__PROBLEM TO WORK ON__: Reading down the listing below, count the lines where the word "this" shows up, then give only that count.

__STORED ROWS__:
=-=-=

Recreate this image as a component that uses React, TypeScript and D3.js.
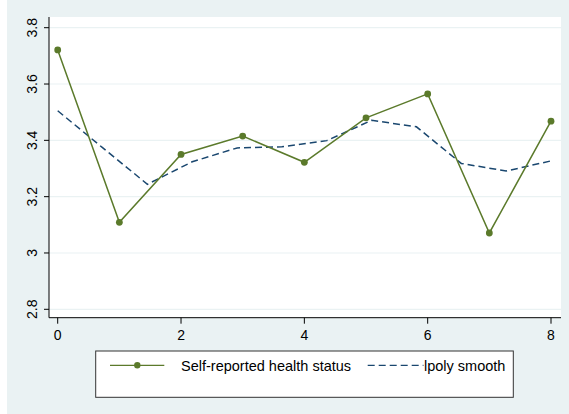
import React from "react";
import * as d3 from "d3";

const xTicks = [0, 2, 4, 6, 8];
const yTicks = [2.8, 3, 3.2, 3.4, 3.6, 3.8];
const yTickLabels = ["2.8", "3", "3.2", "3.4", "3.6", "3.8"];
const waves = [0, 1, 2, 3, 4, 5, 6, 7, 8];
const health = [3.721, 3.109, 3.35, 3.415, 3.322, 3.48, 3.565, 3.071, 3.468];
const smoothX = [0, 0.727, 1.455, 2.182, 2.909, 3.636, 4.364, 5.091, 5.818, 6.545, 7.273, 8];
const smoothY = [3.505, 3.374, 3.244, 3.324, 3.373, 3.377, 3.399, 3.471, 3.448, 3.318, 3.291, 3.327];
const seriesNames = ["Self-reported health status", "lpoly smooth"];

const W = 569, H = 414;
const GREEN = "#5b7a2b";
const NAVY = "#1a476f";
const BG = "#eaf2f3";
const FONT = "Liberation Sans, Arial, sans-serif";

export default function App() {
  const left = 49, right = 561, top = 17, bottom = 317.7;
  const x = d3.scaleLinear().domain([0, 8]).range([57.7, 551]);
  const y = d3.scaleLinear().domain([2.8, 3.8]).range([309.3, 27.7]);

  const line = d3.line<[number, number]>().x(d => x(d[0])).y(d => y(d[1]));
  const healthPts: [number, number][] = waves.map((w, i) => [w, health[i]]);
  const smoothPts: [number, number][] = smoothX.map((w, i) => [w, smoothY[i]]);

  return (
    <svg width={W} height={H} style={{ position: "absolute", left: 0, top: 0 }} fontFamily={FONT}>
      <rect x={0} y={0} width={W} height={H} fill="#ffffff" />
      <rect x={7} y={0} width={W - 7} height={H} fill={BG} />
      <rect x={left} y={top} width={right - left} height={bottom - top} fill="#ffffff" />
      {yTicks.map((t, i) => (
        <g key={i}>
          <line x1={left} x2={right} y1={y(t)} y2={y(t)} stroke={BG} strokeWidth={1.2} />
          <line x1={left - 5} x2={left} y1={y(t)} y2={y(t)} stroke="#000" strokeWidth={1} />
          <text transform={`translate(${36.5},${y(t)}) rotate(-90)`} textAnchor="middle" fontSize={14} fill="#000">
            {yTickLabels[i]}
          </text>
        </g>
      ))}
      {xTicks.map((t, i) => (
        <g key={i}>
          <line x1={x(t)} x2={x(t)} y1={bottom} y2={bottom + 6} stroke="#000" strokeWidth={1} />
          <text x={x(t)} y={340} textAnchor="middle" fontSize={14} fill="#000">{t}</text>
        </g>
      ))}
      <line x1={left} x2={left} y1={top} y2={bottom} stroke="#000" strokeWidth={1} />
      <line x1={left} x2={right} y1={bottom} y2={bottom} stroke="#000" strokeWidth={1} />

      <path d={line(smoothPts) || ""} fill="none" stroke={NAVY} strokeWidth={1.5} strokeDasharray="7,4" />
      <path d={line(healthPts) || ""} fill="none" stroke={GREEN} strokeWidth={1.5} />
      {healthPts.map((p, i) => (
        <circle key={i} cx={x(p[0])} cy={y(p[1])} r={3.4} fill={GREEN} />
      ))}

      <rect x={95.7} y={351} width={417.6} height={46.3} fill="#ffffff" stroke="#333" strokeWidth={1} />
      <line x1={110} x2={164.3} y1={365.3} y2={365.3} stroke={GREEN} strokeWidth={1.2} />
      <circle cx={137.3} cy={365.3} r={3.2} fill={GREEN} />
      <text x={181} y={370.7} fontSize={14.5} fill="#000">{seriesNames[0]}</text>
      <line x1={367.7} x2={423.5} y1={365.3} y2={365.3} stroke={NAVY} strokeWidth={1.2} strokeDasharray="7,4" />
      <text x={424} y={370.7} fontSize={14.5} fill="#000">{seriesNames[1]}</text>
    </svg>
  );
}
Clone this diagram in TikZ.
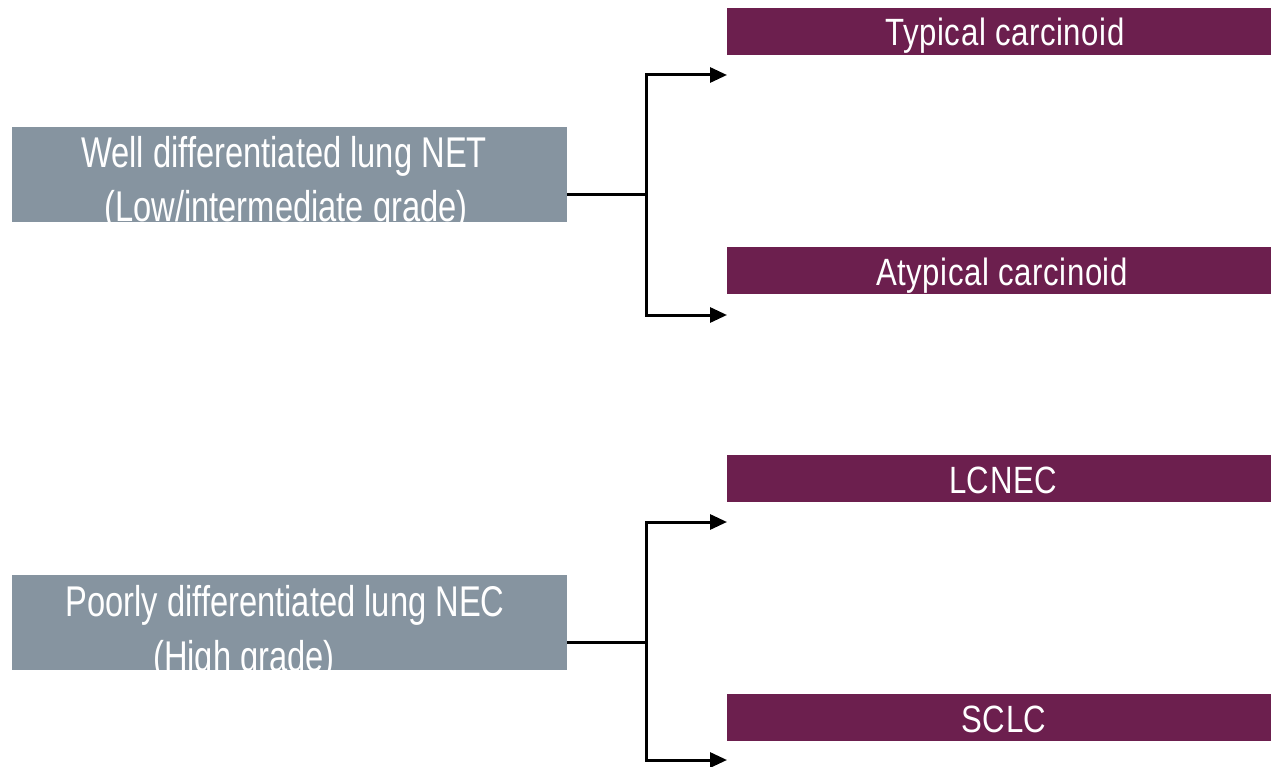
\documentclass[tikz,border=0pt]{standalone}
\usepackage{fontspec}
\setmainfont{Liberation Sans}[FakeStretch=0.76]
\newfontfamily\spacedfont{Liberation Sans}[FakeStretch=0.82,LetterSpace=1.5]
\usetikzlibrary{arrows.meta}
\definecolor{boxgray}{RGB}{134,148,160}
\definecolor{boxpurple}{RGB}{108,31,78}
\begin{document}
\begin{tikzpicture}[x=1pt,y=-1pt,
  graybox/.style={draw=none,fill=boxgray,minimum width=555pt,minimum height=95pt,inner sep=0pt,outer sep=0pt},
  purplebox/.style={draw=none,fill=boxpurple,minimum width=544pt,minimum height=47pt,inner sep=0pt,outer sep=0pt},
  txt/.style={anchor=base,text=white,inner sep=0pt,font=\fontsize{43}{50}\selectfont},
  ptxt/.style={anchor=base,text=white,inner sep=0pt,font=\spacedfont\fontsize{38}{44}\selectfont},
  conn/.style={draw=black,line width=3pt},
  arr/.style={conn,-{Triangle[length=17pt,width=15pt]}}]
\useasboundingbox (0,0) rectangle (1271,767);
% gray boxes
\node[graybox] (g1) at (289.5,174.5) {};
\node[graybox] (g2) at (289.5,622.5) {};
\begin{scope}
  \clip (g1.north west) rectangle (g1.south east);
  \node[txt] (g1a) at (284,168) {Well differentiated lung NET};
  \node[txt] (g1b) at (286,222) {(Low/intermediate grade)};
\end{scope}
\begin{scope}
  \clip (g2.north west) rectangle (g2.south east);
  \node[txt] (g2a) at (285,616) {Poorly differentiated lung NEC};
  \node[txt] (g2b) at (244,671) {(High grade)};
\end{scope}
% purple boxes
\node[purplebox] (p1) at (999,31.5) {};
\node[purplebox] (p2) at (999,270.5) {};
\node[purplebox] (p3) at (999,478.5) {};
\node[purplebox] (p4) at (999,717.5) {};
\node[ptxt] (p1t) at (1005,46) {Typical carcinoid};
\node[ptxt] (p2t) at (1002,285) {Atypical carcinoid};
\node[ptxt] (p3t) at (1003,493) {LCNEC};
\node[ptxt] (p4t) at (1004,732) {SCLC};
% connectors
\coordinate (j1) at (646,195);
\coordinate (j2) at (646,642);
\coordinate (t1) at (727,75);
\coordinate (t2) at (727,315);
\coordinate (t3) at (727,522);
\coordinate (t4) at (727,760);
\draw[conn] (g1.east |- j1) -- (j1);
\draw[conn] (g2.east |- j2) -- (j2);
\draw[arr] (j1) |- (t1);
\draw[arr] (j1) |- (t2);
\draw[arr] (j2) |- (t3);
\draw[arr] (j2) |- (t4);
\end{tikzpicture}
\end{document}
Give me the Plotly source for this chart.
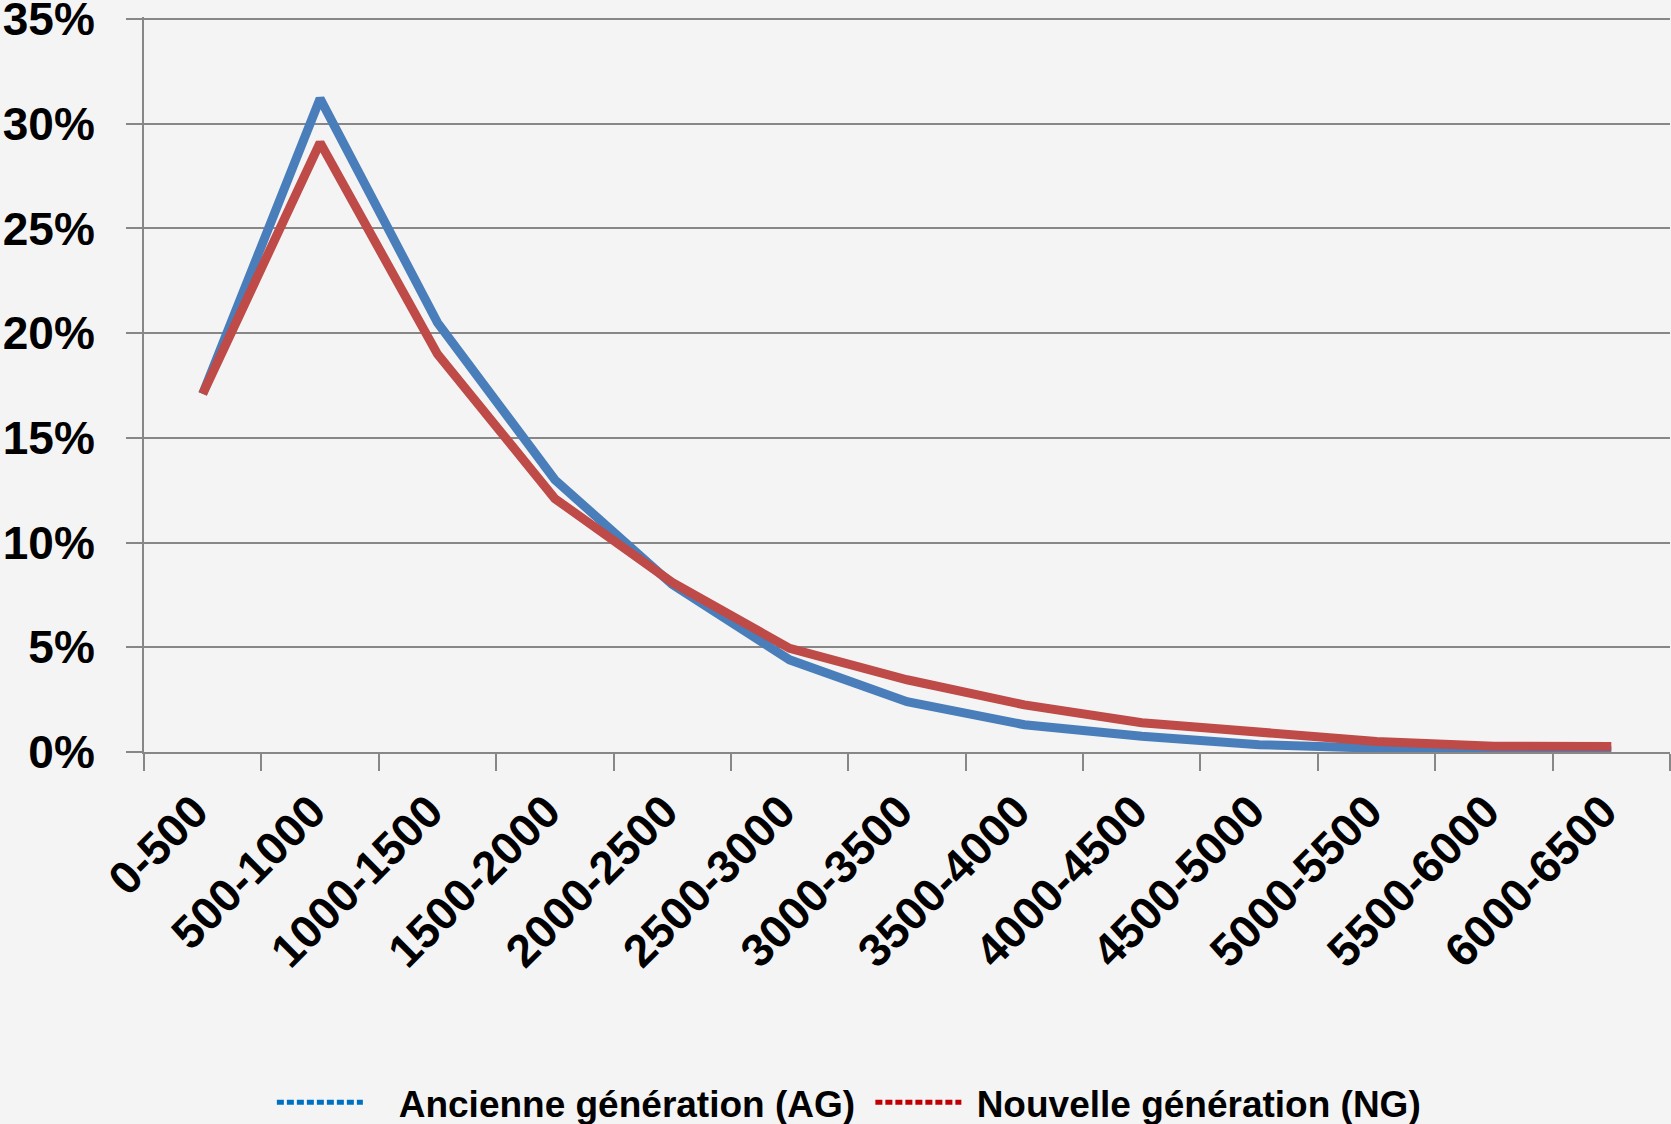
import plotly.graph_objects as go

categories = ["0-500", "500-1000", "1000-1500", "1500-2000", "2000-2500", "2500-3000",
              "3000-3500", "3500-4000", "4000-4500", "4500-5000", "5000-5500",
              "5500-6000", "6000-6500"]
ag_values = [17.1, 31.2, 20.5, 13.0, 8.0, 4.4, 2.4, 1.3, 0.75, 0.35, 0.18, 0.08, 0.06]
ng_values = [17.1, 29.1, 19.0, 12.1, 8.1, 4.95, 3.45, 2.25, 1.4, 0.97, 0.5, 0.28, 0.26]
y_ticks = [0, 5, 10, 15, 20, 25, 30, 35]
y_tick_labels = ["0%", "5%", "10%", "15%", "20%", "25%", "30%", "35%"]
series_names = ["Ancienne génération (AG)", "Nouvelle génération (NG)"]

FONT = "Liberation Sans, Arial, sans-serif"
GRID = "#878787"
BG = "#F4F4F4"
NB = "\u00a0"

fig = go.Figure()
fig.add_trace(go.Scatter(x=categories, y=ag_values, mode="lines",
                         line=dict(color="#4A7EBB", width=9), showlegend=False,
                         name=series_names[0]))
fig.add_trace(go.Scatter(x=categories, y=ng_values, mode="lines",
                         line=dict(color="#BE4B48", width=9), showlegend=False,
                         name=series_names[1]))
# legend entries (dashed samples as in the reference legend)
fig.add_trace(go.Scatter(x=[None], y=[None], mode="lines",
                         name=NB * 3 + series_names[0] + NB,
                         line=dict(color="#0070C0", width=5, dash="7px,3px")))
fig.add_trace(go.Scatter(x=[None], y=[None], mode="lines",
                         name=NB + series_names[1],
                         line=dict(color="#C00000", width=5, dash="7px,3px")))

fig.update_layout(
    width=1671, height=1124,
    paper_bgcolor=BG, plot_bgcolor=BG,
    margin=dict(l=144, r=1, t=17, b=372, autoexpand=False),
    font=dict(family=FONT, color="black"),
    legend=dict(orientation="h", xref="container", yref="container",
                x=0.508, xanchor="center", y=0.019, yanchor="middle",
                font=dict(size=37, family=FONT, weight="bold"),
                itemwidth=86, bgcolor="rgba(0,0,0,0)"),
    xaxis=dict(type="category", range=[-0.5, 12.5], showgrid=False,
               showline=True, linecolor=GRID, linewidth=2, automargin=False,
               ticks="outside", tickson="boundaries", ticklen=17, tickwidth=2,
               tickcolor=GRID, tickangle=-45,
               tickfont=dict(size=46, family=FONT, weight="bold"),
               ticklabelstandoff=12, ticklabelshift=-8),
    yaxis=dict(range=[0, 35.0955], tickmode="array", tickvals=y_ticks,
               ticktext=y_tick_labels, ticklabeloverflow="allow", automargin=False,
               showgrid=True, gridcolor=GRID, gridwidth=2,
               showline=True, linecolor=GRID, linewidth=2,
               ticks="outside", ticklen=16, tickwidth=2, tickcolor=GRID,
               tickfont=dict(size=46, family=FONT, weight="bold"),
               ticklabelstandoff=22, zeroline=False),
)

fig.write_html("out.html", config={"displayModeBar": False},
               post_script="document.body.style.margin='0';document.body.style.background='#F4F4F4';")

=-=-=

__RIGHT ANSWER__: 3